### WHAT IS EXPECTED
Transcribe the entries that follow exactly as they appear, minus pictures.

### Code that draws figures
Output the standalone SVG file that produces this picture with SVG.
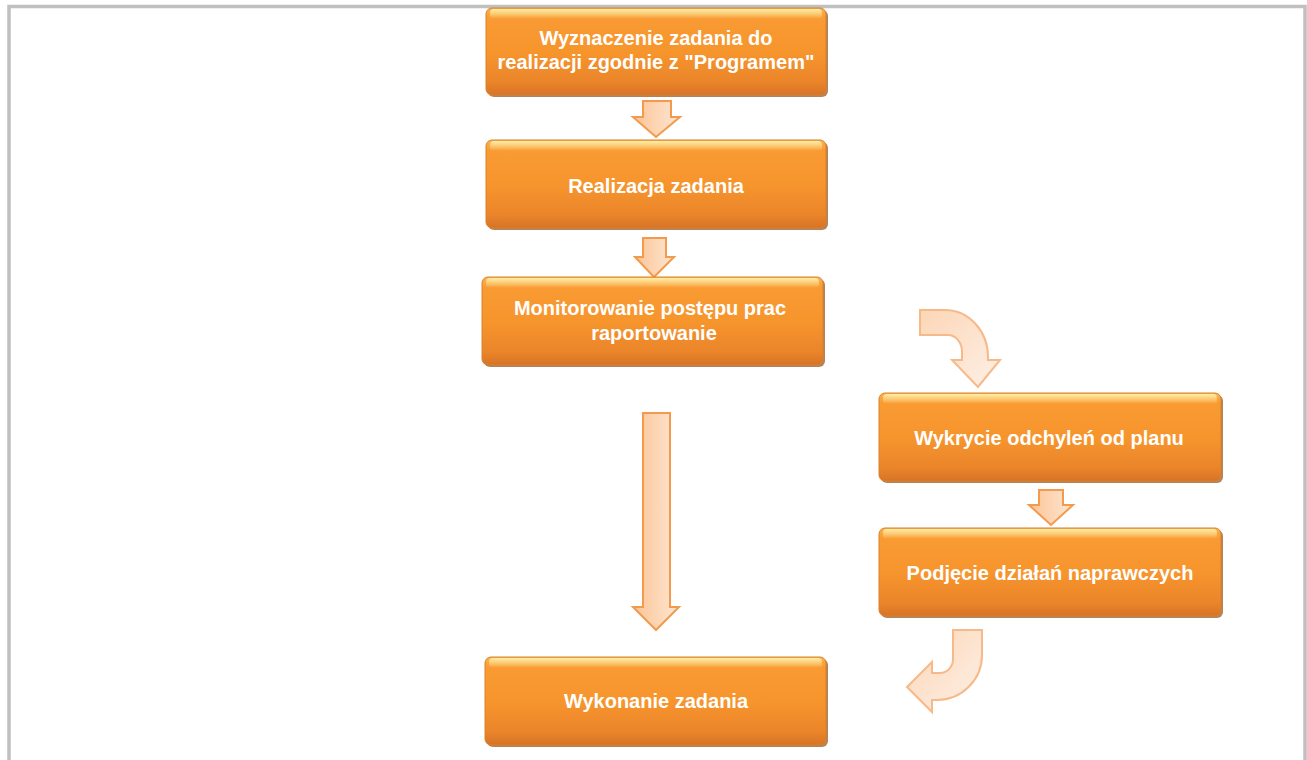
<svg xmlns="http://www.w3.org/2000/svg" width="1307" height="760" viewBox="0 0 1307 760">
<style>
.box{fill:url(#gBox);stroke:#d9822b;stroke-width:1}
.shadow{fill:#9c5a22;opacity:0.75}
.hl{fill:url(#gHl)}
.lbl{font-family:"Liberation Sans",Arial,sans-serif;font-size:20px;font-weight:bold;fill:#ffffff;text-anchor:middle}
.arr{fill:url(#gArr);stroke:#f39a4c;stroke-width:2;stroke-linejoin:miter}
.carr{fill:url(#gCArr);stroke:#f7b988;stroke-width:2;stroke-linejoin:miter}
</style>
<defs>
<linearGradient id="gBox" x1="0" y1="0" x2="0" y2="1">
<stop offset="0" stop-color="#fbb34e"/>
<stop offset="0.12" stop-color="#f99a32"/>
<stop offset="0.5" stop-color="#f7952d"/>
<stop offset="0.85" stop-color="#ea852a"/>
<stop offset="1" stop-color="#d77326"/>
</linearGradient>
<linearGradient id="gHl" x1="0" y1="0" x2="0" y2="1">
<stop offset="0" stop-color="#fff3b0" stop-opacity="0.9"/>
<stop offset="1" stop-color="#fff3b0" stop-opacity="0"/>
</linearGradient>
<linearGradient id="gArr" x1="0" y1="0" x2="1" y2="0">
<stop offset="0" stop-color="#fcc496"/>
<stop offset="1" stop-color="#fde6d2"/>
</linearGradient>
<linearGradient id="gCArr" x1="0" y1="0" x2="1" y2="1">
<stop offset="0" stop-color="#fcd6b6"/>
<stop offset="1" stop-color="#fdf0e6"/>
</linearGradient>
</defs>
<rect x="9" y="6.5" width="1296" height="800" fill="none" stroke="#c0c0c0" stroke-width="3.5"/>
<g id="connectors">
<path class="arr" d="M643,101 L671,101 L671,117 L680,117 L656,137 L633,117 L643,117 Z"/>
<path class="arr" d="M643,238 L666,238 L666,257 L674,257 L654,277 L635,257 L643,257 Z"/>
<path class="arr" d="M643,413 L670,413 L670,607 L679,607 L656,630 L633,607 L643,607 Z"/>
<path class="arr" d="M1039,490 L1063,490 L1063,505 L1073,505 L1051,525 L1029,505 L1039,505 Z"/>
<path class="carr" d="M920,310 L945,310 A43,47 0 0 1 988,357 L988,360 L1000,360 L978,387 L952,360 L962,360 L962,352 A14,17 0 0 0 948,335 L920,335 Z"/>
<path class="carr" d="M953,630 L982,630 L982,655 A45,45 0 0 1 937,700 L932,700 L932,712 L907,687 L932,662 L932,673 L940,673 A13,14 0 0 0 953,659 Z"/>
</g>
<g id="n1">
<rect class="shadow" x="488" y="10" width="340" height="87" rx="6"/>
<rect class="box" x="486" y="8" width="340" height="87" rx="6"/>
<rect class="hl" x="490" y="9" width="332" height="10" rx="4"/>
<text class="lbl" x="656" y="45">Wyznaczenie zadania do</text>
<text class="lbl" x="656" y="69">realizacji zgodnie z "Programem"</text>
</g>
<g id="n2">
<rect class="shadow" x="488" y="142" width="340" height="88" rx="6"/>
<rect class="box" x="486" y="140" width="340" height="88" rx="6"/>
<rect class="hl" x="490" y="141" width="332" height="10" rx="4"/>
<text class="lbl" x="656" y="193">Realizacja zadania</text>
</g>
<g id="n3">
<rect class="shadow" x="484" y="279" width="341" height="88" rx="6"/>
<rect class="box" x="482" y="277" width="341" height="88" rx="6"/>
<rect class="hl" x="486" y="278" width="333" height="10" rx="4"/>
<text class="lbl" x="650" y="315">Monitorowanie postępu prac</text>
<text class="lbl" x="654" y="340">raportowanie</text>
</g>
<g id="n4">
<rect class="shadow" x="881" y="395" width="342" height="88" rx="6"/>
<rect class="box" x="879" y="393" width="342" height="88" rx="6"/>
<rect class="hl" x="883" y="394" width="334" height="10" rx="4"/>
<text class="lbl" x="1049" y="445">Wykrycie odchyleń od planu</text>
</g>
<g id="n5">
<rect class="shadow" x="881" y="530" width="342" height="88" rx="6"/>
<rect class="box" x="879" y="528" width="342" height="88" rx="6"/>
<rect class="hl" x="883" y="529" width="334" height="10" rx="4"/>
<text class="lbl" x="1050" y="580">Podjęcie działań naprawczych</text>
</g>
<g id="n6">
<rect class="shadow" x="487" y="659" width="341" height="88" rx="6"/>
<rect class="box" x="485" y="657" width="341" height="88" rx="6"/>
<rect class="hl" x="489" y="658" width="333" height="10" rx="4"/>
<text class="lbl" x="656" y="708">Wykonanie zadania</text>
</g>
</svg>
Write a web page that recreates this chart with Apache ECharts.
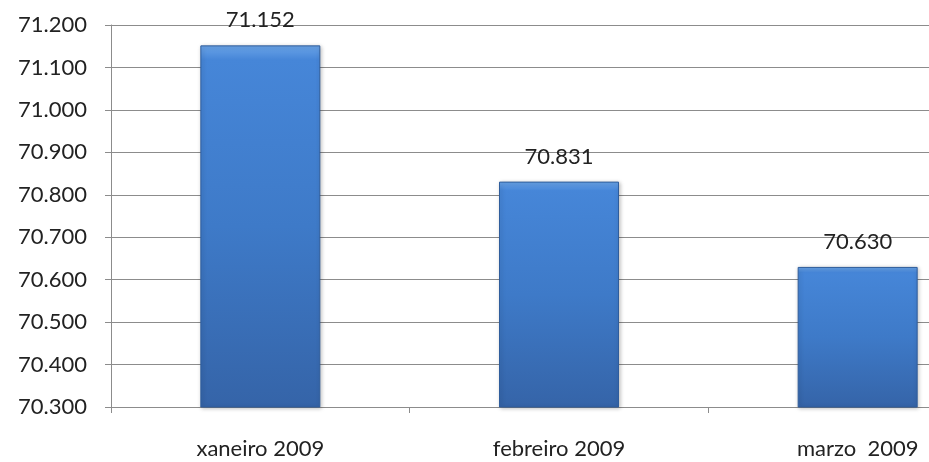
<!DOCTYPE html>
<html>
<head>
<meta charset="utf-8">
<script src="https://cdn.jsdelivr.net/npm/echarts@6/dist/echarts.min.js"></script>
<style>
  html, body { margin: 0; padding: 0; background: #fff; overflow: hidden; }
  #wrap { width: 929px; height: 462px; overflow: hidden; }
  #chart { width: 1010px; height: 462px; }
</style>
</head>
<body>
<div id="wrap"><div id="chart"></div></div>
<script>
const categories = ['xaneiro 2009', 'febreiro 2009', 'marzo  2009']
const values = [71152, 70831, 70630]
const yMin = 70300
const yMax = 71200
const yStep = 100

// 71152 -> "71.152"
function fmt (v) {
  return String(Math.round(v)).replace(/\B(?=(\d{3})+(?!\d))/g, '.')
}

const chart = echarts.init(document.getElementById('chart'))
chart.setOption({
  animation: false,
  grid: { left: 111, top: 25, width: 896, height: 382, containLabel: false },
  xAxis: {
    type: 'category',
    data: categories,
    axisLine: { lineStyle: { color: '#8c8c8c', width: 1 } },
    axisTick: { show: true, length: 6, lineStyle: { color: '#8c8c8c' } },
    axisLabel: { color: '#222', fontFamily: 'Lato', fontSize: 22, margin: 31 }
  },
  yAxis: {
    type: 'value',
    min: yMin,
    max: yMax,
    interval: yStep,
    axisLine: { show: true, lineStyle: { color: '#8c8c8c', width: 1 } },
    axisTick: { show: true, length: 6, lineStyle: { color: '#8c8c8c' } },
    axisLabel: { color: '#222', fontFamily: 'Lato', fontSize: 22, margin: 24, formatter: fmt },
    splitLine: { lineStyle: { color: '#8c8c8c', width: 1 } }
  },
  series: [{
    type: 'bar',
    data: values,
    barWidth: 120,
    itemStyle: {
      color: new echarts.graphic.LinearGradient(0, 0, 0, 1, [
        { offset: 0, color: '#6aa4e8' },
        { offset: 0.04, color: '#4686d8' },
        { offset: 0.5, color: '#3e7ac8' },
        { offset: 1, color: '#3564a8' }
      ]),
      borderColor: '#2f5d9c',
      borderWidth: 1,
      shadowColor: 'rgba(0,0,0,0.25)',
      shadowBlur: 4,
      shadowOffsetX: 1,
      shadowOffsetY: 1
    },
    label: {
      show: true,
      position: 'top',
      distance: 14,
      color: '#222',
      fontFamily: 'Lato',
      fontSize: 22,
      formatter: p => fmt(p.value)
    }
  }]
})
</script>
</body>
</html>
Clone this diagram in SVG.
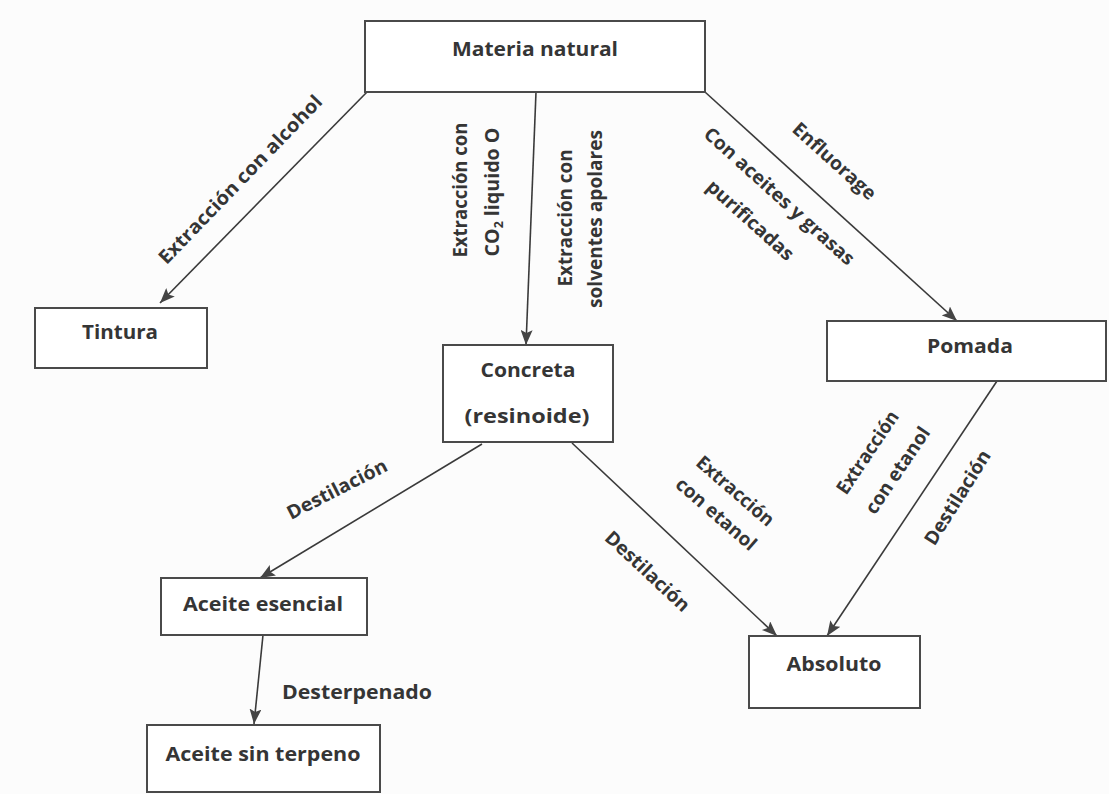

### WRITTEN SOLUTION
Output the standalone SVG file that produces this picture with SVG.
<svg xmlns="http://www.w3.org/2000/svg" width="1307" height="760" viewBox="0 0 1307 760">
<style>
.box{fill:url(#gBox);stroke:#d9822b;stroke-width:1}
.shadow{fill:#9c5a22;opacity:0.75}
.hl{fill:url(#gHl)}
.lbl{font-family:"Liberation Sans",Arial,sans-serif;font-size:20px;font-weight:bold;fill:#ffffff;text-anchor:middle}
.arr{fill:url(#gArr);stroke:#f39a4c;stroke-width:2;stroke-linejoin:miter}
.carr{fill:url(#gCArr);stroke:#f7b988;stroke-width:2;stroke-linejoin:miter}
</style>
<defs>
<linearGradient id="gBox" x1="0" y1="0" x2="0" y2="1">
<stop offset="0" stop-color="#fbb34e"/>
<stop offset="0.12" stop-color="#f99a32"/>
<stop offset="0.5" stop-color="#f7952d"/>
<stop offset="0.85" stop-color="#ea852a"/>
<stop offset="1" stop-color="#d77326"/>
</linearGradient>
<linearGradient id="gHl" x1="0" y1="0" x2="0" y2="1">
<stop offset="0" stop-color="#fff3b0" stop-opacity="0.9"/>
<stop offset="1" stop-color="#fff3b0" stop-opacity="0"/>
</linearGradient>
<linearGradient id="gArr" x1="0" y1="0" x2="1" y2="0">
<stop offset="0" stop-color="#fcc496"/>
<stop offset="1" stop-color="#fde6d2"/>
</linearGradient>
<linearGradient id="gCArr" x1="0" y1="0" x2="1" y2="1">
<stop offset="0" stop-color="#fcd6b6"/>
<stop offset="1" stop-color="#fdf0e6"/>
</linearGradient>
</defs>
<rect x="9" y="6.5" width="1296" height="800" fill="none" stroke="#c0c0c0" stroke-width="3.5"/>
<g id="connectors">
<path class="arr" d="M643,101 L671,101 L671,117 L680,117 L656,137 L633,117 L643,117 Z"/>
<path class="arr" d="M643,238 L666,238 L666,257 L674,257 L654,277 L635,257 L643,257 Z"/>
<path class="arr" d="M643,413 L670,413 L670,607 L679,607 L656,630 L633,607 L643,607 Z"/>
<path class="arr" d="M1039,490 L1063,490 L1063,505 L1073,505 L1051,525 L1029,505 L1039,505 Z"/>
<path class="carr" d="M920,310 L945,310 A43,47 0 0 1 988,357 L988,360 L1000,360 L978,387 L952,360 L962,360 L962,352 A14,17 0 0 0 948,335 L920,335 Z"/>
<path class="carr" d="M953,630 L982,630 L982,655 A45,45 0 0 1 937,700 L932,700 L932,712 L907,687 L932,662 L932,673 L940,673 A13,14 0 0 0 953,659 Z"/>
</g>
<g id="n1">
<rect class="shadow" x="488" y="10" width="340" height="87" rx="6"/>
<rect class="box" x="486" y="8" width="340" height="87" rx="6"/>
<rect class="hl" x="490" y="9" width="332" height="10" rx="4"/>
<text class="lbl" x="656" y="45">Wyznaczenie zadania do</text>
<text class="lbl" x="656" y="69">realizacji zgodnie z "Programem"</text>
</g>
<g id="n2">
<rect class="shadow" x="488" y="142" width="340" height="88" rx="6"/>
<rect class="box" x="486" y="140" width="340" height="88" rx="6"/>
<rect class="hl" x="490" y="141" width="332" height="10" rx="4"/>
<text class="lbl" x="656" y="193">Realizacja zadania</text>
</g>
<g id="n3">
<rect class="shadow" x="484" y="279" width="341" height="88" rx="6"/>
<rect class="box" x="482" y="277" width="341" height="88" rx="6"/>
<rect class="hl" x="486" y="278" width="333" height="10" rx="4"/>
<text class="lbl" x="650" y="315">Monitorowanie postępu prac</text>
<text class="lbl" x="654" y="340">raportowanie</text>
</g>
<g id="n4">
<rect class="shadow" x="881" y="395" width="342" height="88" rx="6"/>
<rect class="box" x="879" y="393" width="342" height="88" rx="6"/>
<rect class="hl" x="883" y="394" width="334" height="10" rx="4"/>
<text class="lbl" x="1049" y="445">Wykrycie odchyleń od planu</text>
</g>
<g id="n5">
<rect class="shadow" x="881" y="530" width="342" height="88" rx="6"/>
<rect class="box" x="879" y="528" width="342" height="88" rx="6"/>
<rect class="hl" x="883" y="529" width="334" height="10" rx="4"/>
<text class="lbl" x="1050" y="580">Podjęcie działań naprawczych</text>
</g>
<g id="n6">
<rect class="shadow" x="487" y="659" width="341" height="88" rx="6"/>
<rect class="box" x="485" y="657" width="341" height="88" rx="6"/>
<rect class="hl" x="489" y="658" width="333" height="10" rx="4"/>
<text class="lbl" x="656" y="708">Wykonanie zadania</text>
</g>
</svg>
Write a web page that recreates this chart with Apache ECharts.
<!DOCTYPE html>
<html>
<head>
<meta charset="utf-8">
<script src="https://cdn.jsdelivr.net/npm/echarts@6/dist/echarts.min.js"></script>
<style>
  html, body { margin: 0; padding: 0; background: #fff; overflow: hidden; }
  #wrap { width: 929px; height: 462px; overflow: hidden; }
  #chart { width: 1010px; height: 462px; }
</style>
</head>
<body>
<div id="wrap"><div id="chart"></div></div>
<script>
const categories = ['xaneiro 2009', 'febreiro 2009', 'marzo  2009']
const values = [71152, 70831, 70630]
const yMin = 70300
const yMax = 71200
const yStep = 100

// 71152 -> "71.152"
function fmt (v) {
  return String(Math.round(v)).replace(/\B(?=(\d{3})+(?!\d))/g, '.')
}

const chart = echarts.init(document.getElementById('chart'))
chart.setOption({
  animation: false,
  grid: { left: 111, top: 25, width: 896, height: 382, containLabel: false },
  xAxis: {
    type: 'category',
    data: categories,
    axisLine: { lineStyle: { color: '#8c8c8c', width: 1 } },
    axisTick: { show: true, length: 6, lineStyle: { color: '#8c8c8c' } },
    axisLabel: { color: '#222', fontFamily: 'Lato', fontSize: 22, margin: 31 }
  },
  yAxis: {
    type: 'value',
    min: yMin,
    max: yMax,
    interval: yStep,
    axisLine: { show: true, lineStyle: { color: '#8c8c8c', width: 1 } },
    axisTick: { show: true, length: 6, lineStyle: { color: '#8c8c8c' } },
    axisLabel: { color: '#222', fontFamily: 'Lato', fontSize: 22, margin: 24, formatter: fmt },
    splitLine: { lineStyle: { color: '#8c8c8c', width: 1 } }
  },
  series: [{
    type: 'bar',
    data: values,
    barWidth: 120,
    itemStyle: {
      color: new echarts.graphic.LinearGradient(0, 0, 0, 1, [
        { offset: 0, color: '#6aa4e8' },
        { offset: 0.04, color: '#4686d8' },
        { offset: 0.5, color: '#3e7ac8' },
        { offset: 1, color: '#3564a8' }
      ]),
      borderColor: '#2f5d9c',
      borderWidth: 1,
      shadowColor: 'rgba(0,0,0,0.25)',
      shadowBlur: 4,
      shadowOffsetX: 1,
      shadowOffsetY: 1
    },
    label: {
      show: true,
      position: 'top',
      distance: 14,
      color: '#222',
      fontFamily: 'Lato',
      fontSize: 22,
      formatter: p => fmt(p.value)
    }
  }]
})
</script>
</body>
</html>
Clone this diagram in SVG.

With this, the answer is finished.